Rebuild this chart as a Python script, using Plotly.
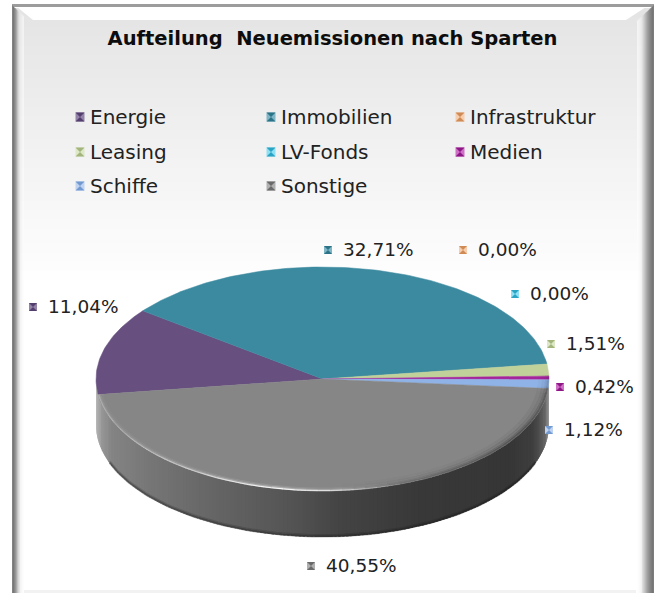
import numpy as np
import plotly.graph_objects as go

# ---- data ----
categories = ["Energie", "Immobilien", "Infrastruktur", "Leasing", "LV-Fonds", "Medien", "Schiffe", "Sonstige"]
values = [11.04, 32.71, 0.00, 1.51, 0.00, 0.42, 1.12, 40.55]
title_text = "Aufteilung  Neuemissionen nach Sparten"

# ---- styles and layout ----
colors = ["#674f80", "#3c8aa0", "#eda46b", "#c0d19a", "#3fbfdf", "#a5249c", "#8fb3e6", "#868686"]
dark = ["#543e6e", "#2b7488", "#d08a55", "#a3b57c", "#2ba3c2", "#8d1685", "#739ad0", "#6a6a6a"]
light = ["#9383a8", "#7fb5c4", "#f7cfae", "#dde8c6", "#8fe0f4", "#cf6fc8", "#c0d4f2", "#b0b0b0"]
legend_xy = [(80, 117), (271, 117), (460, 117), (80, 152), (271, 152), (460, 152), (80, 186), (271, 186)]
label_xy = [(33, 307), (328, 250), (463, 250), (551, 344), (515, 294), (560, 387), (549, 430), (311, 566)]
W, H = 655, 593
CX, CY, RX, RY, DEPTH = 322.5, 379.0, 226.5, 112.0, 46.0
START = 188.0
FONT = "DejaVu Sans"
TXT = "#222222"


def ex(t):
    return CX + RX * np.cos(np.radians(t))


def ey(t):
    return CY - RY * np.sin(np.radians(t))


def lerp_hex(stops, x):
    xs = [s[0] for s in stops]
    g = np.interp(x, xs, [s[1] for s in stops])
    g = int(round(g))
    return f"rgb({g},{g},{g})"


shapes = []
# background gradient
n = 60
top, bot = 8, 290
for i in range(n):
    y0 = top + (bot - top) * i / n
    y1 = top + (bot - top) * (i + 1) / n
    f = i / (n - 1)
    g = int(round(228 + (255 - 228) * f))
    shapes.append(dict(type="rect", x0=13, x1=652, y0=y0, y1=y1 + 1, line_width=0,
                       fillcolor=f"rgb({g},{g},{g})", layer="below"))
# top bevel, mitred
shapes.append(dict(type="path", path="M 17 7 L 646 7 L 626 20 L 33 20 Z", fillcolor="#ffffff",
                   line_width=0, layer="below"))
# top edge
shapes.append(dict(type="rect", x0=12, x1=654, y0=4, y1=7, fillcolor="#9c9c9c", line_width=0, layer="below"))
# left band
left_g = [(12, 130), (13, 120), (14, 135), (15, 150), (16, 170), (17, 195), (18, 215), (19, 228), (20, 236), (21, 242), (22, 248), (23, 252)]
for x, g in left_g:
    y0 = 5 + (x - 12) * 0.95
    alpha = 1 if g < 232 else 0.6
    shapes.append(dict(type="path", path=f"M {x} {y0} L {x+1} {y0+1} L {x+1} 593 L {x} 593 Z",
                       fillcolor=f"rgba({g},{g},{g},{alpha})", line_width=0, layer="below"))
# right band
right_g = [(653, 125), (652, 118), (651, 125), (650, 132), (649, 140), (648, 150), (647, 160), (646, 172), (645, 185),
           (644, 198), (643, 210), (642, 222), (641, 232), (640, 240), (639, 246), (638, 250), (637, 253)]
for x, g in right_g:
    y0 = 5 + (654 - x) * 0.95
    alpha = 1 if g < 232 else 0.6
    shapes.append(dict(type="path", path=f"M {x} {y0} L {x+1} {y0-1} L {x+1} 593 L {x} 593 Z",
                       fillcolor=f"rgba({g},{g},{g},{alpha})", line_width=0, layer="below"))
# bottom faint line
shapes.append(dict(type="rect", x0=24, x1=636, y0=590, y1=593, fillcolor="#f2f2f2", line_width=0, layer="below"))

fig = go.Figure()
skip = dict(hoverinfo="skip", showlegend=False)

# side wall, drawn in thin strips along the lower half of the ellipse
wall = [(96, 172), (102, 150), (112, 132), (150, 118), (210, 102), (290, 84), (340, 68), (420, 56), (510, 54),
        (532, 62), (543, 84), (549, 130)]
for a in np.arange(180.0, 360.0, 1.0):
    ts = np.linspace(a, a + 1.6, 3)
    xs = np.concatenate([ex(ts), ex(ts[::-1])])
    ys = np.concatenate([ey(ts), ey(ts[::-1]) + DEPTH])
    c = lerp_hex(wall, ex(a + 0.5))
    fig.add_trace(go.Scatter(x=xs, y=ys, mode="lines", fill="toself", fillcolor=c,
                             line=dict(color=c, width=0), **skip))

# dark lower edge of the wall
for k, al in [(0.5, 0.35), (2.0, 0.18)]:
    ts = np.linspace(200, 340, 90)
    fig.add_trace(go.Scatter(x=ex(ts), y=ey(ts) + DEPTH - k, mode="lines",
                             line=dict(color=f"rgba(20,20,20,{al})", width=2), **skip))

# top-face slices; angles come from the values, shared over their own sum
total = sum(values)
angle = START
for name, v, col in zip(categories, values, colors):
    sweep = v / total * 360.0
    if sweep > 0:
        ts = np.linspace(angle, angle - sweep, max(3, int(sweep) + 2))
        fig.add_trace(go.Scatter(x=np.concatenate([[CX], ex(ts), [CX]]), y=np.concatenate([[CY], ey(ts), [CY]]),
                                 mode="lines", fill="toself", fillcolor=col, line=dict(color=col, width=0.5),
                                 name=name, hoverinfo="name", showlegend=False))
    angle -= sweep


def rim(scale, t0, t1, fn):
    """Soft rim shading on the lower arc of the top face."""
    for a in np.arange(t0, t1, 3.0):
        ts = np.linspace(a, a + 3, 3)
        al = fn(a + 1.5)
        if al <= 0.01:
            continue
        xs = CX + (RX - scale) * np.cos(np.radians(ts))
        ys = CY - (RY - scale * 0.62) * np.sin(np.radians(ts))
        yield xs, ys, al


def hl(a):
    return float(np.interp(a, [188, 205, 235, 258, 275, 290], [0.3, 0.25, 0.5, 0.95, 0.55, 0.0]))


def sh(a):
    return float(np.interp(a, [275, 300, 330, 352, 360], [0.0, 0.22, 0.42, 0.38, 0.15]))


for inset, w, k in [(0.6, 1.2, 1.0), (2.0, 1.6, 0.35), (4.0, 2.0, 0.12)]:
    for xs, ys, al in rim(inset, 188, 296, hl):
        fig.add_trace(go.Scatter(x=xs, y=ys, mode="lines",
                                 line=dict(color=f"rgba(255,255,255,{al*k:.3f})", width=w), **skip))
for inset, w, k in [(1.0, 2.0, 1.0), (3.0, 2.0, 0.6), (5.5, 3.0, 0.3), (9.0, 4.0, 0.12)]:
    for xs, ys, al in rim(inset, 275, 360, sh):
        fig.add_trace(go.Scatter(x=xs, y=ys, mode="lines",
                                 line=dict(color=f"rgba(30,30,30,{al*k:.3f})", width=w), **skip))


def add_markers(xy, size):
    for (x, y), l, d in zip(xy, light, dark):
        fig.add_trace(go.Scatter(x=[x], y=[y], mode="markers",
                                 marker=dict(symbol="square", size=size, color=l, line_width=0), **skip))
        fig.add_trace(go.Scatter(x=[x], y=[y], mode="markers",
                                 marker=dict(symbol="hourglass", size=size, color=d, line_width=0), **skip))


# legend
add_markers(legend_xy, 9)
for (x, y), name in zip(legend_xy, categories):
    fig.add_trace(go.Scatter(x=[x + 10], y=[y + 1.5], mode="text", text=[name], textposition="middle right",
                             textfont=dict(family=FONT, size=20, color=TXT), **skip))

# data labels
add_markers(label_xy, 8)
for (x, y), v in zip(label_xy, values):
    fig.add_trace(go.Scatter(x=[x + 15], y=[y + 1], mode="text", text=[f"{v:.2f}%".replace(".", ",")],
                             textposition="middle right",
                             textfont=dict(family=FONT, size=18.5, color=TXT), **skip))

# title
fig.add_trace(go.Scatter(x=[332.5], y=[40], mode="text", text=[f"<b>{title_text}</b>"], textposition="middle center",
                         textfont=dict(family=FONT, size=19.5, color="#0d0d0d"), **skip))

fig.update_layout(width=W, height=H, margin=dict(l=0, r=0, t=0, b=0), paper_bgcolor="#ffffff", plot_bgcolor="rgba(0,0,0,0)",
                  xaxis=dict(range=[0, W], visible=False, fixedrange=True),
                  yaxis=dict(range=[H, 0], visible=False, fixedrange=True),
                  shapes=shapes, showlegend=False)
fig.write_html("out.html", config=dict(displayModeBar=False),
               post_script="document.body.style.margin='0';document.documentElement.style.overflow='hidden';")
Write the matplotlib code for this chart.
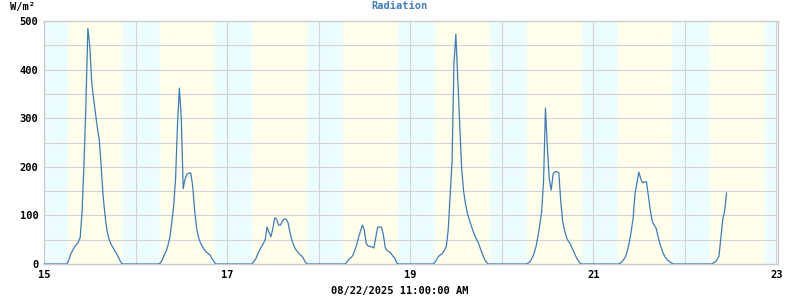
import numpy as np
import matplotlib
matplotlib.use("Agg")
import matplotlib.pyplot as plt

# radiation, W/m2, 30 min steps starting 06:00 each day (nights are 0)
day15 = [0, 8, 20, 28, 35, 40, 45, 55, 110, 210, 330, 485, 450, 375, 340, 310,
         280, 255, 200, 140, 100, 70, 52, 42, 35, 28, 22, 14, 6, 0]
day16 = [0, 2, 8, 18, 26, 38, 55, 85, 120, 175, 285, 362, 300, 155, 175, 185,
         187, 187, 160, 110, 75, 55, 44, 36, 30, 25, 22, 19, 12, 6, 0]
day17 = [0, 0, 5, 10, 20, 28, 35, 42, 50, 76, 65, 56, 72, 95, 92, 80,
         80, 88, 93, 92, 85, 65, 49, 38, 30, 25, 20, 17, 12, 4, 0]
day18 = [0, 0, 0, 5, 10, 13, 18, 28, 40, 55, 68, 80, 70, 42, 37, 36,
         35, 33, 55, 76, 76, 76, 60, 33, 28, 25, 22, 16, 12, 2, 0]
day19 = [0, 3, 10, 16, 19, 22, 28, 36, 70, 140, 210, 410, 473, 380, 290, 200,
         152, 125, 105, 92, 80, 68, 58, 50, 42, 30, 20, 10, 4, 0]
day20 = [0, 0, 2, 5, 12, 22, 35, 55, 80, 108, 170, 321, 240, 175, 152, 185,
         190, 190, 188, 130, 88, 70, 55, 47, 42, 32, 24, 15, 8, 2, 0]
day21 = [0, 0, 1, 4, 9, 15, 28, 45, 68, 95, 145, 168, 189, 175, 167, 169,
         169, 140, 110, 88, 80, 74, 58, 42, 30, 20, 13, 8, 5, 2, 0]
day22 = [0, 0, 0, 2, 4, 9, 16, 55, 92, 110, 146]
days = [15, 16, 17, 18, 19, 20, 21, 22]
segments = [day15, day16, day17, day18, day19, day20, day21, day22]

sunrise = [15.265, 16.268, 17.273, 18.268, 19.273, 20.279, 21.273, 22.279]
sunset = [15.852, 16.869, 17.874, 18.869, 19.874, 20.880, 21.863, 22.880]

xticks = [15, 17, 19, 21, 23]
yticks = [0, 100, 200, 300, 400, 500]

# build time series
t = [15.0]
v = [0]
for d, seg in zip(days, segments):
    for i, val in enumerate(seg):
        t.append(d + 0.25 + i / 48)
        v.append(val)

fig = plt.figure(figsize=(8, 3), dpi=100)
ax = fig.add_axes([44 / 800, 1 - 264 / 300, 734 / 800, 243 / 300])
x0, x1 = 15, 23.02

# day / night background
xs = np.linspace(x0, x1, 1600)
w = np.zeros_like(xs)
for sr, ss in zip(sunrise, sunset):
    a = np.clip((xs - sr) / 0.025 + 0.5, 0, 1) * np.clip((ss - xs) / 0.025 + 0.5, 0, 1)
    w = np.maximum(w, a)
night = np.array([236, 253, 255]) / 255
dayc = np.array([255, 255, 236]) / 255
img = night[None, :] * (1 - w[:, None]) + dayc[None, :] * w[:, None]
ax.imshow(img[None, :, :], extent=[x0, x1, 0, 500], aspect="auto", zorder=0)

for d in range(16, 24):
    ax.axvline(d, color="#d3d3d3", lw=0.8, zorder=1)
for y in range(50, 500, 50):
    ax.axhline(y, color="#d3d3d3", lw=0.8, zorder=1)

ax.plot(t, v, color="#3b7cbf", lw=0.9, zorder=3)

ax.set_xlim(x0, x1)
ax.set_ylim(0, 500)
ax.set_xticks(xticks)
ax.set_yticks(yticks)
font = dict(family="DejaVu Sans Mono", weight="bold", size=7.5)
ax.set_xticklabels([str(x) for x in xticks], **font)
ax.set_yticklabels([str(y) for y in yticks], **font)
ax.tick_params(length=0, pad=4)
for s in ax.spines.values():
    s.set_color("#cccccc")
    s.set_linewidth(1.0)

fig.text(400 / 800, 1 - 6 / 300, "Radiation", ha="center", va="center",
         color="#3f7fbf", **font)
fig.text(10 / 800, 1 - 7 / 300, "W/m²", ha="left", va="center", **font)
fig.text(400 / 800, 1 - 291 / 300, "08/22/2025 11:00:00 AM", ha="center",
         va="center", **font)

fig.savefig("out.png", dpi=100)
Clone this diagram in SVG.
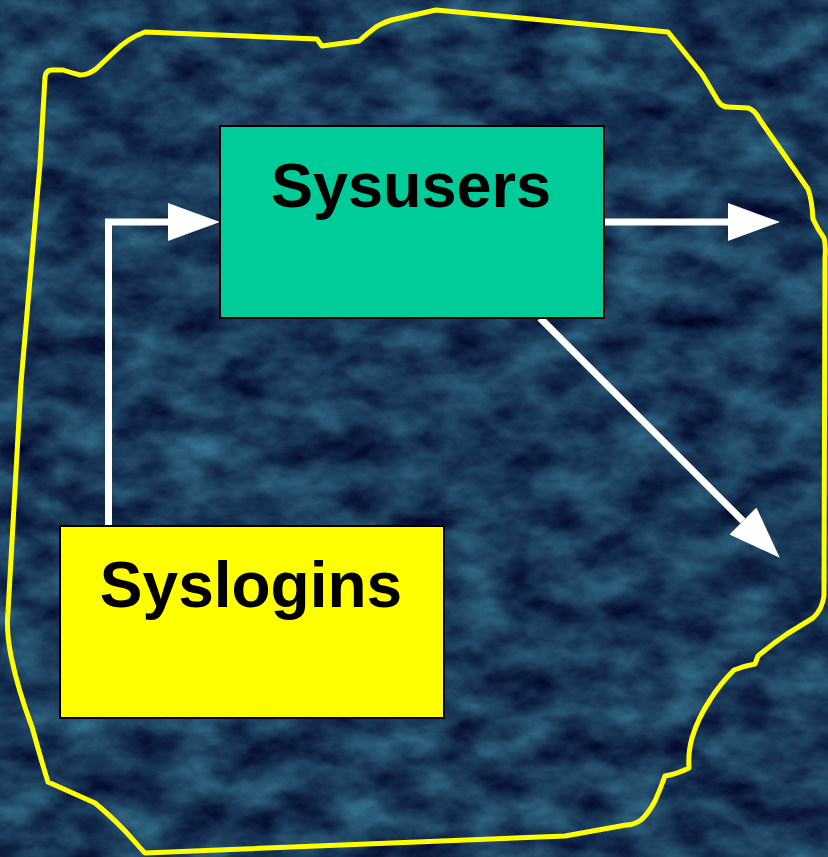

════════

_PROBLEM_. Beginning at the line above that contains "Write the matplotlib code for this chart.", repeat each line exactly through the one that contains "import matplotlib.pyplot as plt", and leave out the pictures.

_THE RESPONSE_.
Write the matplotlib code for this chart.
import numpy as np
import matplotlib
matplotlib.use("Agg")
import matplotlib.pyplot as plt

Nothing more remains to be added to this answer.